> _EXERCISE OBJECTIVE_:
Give all the lines below again, exactly, with no pictures.

> _PROVIDED MATERIAL_:
+===+
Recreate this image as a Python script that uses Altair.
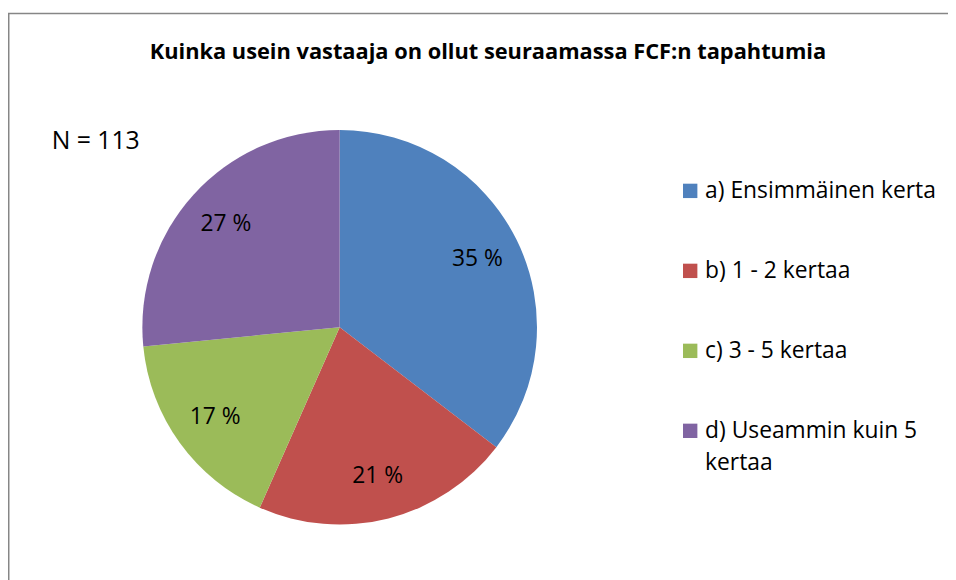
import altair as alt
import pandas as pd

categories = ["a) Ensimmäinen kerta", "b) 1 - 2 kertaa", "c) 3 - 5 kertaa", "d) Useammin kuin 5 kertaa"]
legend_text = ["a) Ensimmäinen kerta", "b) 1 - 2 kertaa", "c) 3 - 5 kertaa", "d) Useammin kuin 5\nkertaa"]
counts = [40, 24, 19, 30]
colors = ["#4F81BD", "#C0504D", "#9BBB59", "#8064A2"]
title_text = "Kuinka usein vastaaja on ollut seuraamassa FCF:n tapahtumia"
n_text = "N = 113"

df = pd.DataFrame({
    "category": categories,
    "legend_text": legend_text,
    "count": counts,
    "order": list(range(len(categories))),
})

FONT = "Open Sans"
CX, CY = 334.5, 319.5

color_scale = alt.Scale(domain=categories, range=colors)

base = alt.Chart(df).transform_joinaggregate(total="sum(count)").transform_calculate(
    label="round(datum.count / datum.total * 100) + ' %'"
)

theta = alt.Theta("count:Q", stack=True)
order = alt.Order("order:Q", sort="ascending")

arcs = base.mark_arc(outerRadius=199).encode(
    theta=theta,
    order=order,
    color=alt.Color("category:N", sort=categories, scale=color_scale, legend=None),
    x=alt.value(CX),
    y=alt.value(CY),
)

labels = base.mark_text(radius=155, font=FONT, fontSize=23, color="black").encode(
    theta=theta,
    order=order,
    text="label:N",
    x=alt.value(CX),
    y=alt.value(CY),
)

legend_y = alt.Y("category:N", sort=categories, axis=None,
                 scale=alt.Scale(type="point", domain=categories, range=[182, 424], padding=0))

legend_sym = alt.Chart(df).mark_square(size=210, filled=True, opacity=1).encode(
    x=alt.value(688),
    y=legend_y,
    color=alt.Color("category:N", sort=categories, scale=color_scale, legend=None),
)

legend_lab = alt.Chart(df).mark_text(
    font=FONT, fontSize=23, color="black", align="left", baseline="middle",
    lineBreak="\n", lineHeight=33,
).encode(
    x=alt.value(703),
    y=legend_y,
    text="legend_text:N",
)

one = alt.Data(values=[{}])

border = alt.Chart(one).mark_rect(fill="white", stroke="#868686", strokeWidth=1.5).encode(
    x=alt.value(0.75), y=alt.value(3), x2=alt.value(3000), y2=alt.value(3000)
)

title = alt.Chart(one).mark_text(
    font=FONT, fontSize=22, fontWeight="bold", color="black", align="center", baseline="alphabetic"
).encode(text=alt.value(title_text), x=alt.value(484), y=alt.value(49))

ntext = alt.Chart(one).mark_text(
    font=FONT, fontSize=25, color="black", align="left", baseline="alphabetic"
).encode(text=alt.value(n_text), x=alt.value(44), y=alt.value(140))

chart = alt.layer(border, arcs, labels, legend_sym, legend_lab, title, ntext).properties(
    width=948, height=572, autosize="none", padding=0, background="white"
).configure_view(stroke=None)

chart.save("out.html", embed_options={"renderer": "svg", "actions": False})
+===+
> _SOLUTION BELOW_:
Recreate this image as a Python script that uses Altair.
import altair as alt
import pandas as pd

categories = ["a) Ensimmäinen kerta", "b) 1 - 2 kertaa", "c) 3 - 5 kertaa", "d) Useammin kuin 5 kertaa"]
legend_text = ["a) Ensimmäinen kerta", "b) 1 - 2 kertaa", "c) 3 - 5 kertaa", "d) Useammin kuin 5\nkertaa"]
counts = [40, 24, 19, 30]
colors = ["#4F81BD", "#C0504D", "#9BBB59", "#8064A2"]
title_text = "Kuinka usein vastaaja on ollut seuraamassa FCF:n tapahtumia"
n_text = "N = 113"

df = pd.DataFrame({
    "category": categories,
    "legend_text": legend_text,
    "count": counts,
    "order": list(range(len(categories))),
})

FONT = "Open Sans"
CX, CY = 334.5, 319.5

color_scale = alt.Scale(domain=categories, range=colors)

base = alt.Chart(df).transform_joinaggregate(total="sum(count)").transform_calculate(
    label="round(datum.count / datum.total * 100) + ' %'"
)

theta = alt.Theta("count:Q", stack=True)
order = alt.Order("order:Q", sort="ascending")

arcs = base.mark_arc(outerRadius=199).encode(
    theta=theta,
    order=order,
    color=alt.Color("category:N", sort=categories, scale=color_scale, legend=None),
    x=alt.value(CX),
    y=alt.value(CY),
)

labels = base.mark_text(radius=155, font=FONT, fontSize=23, color="black").encode(
    theta=theta,
    order=order,
    text="label:N",
    x=alt.value(CX),
    y=alt.value(CY),
)

legend_y = alt.Y("category:N", sort=categories, axis=None,
                 scale=alt.Scale(type="point", domain=categories, range=[182, 424], padding=0))

legend_sym = alt.Chart(df).mark_square(size=210, filled=True, opacity=1).encode(
    x=alt.value(688),
    y=legend_y,
    color=alt.Color("category:N", sort=categories, scale=color_scale, legend=None),
)

legend_lab = alt.Chart(df).mark_text(
    font=FONT, fontSize=23, color="black", align="left", baseline="middle",
    lineBreak="\n", lineHeight=33,
).encode(
    x=alt.value(703),
    y=legend_y,
    text="legend_text:N",
)

one = alt.Data(values=[{}])

border = alt.Chart(one).mark_rect(fill="white", stroke="#868686", strokeWidth=1.5).encode(
    x=alt.value(0.75), y=alt.value(3), x2=alt.value(3000), y2=alt.value(3000)
)

title = alt.Chart(one).mark_text(
    font=FONT, fontSize=22, fontWeight="bold", color="black", align="center", baseline="alphabetic"
).encode(text=alt.value(title_text), x=alt.value(484), y=alt.value(49))

ntext = alt.Chart(one).mark_text(
    font=FONT, fontSize=25, color="black", align="left", baseline="alphabetic"
).encode(text=alt.value(n_text), x=alt.value(44), y=alt.value(140))

chart = alt.layer(border, arcs, labels, legend_sym, legend_lab, title, ntext).properties(
    width=948, height=572, autosize="none", padding=0, background="white"
).configure_view(stroke=None)

chart.save("out.html", embed_options={"renderer": "svg", "actions": False})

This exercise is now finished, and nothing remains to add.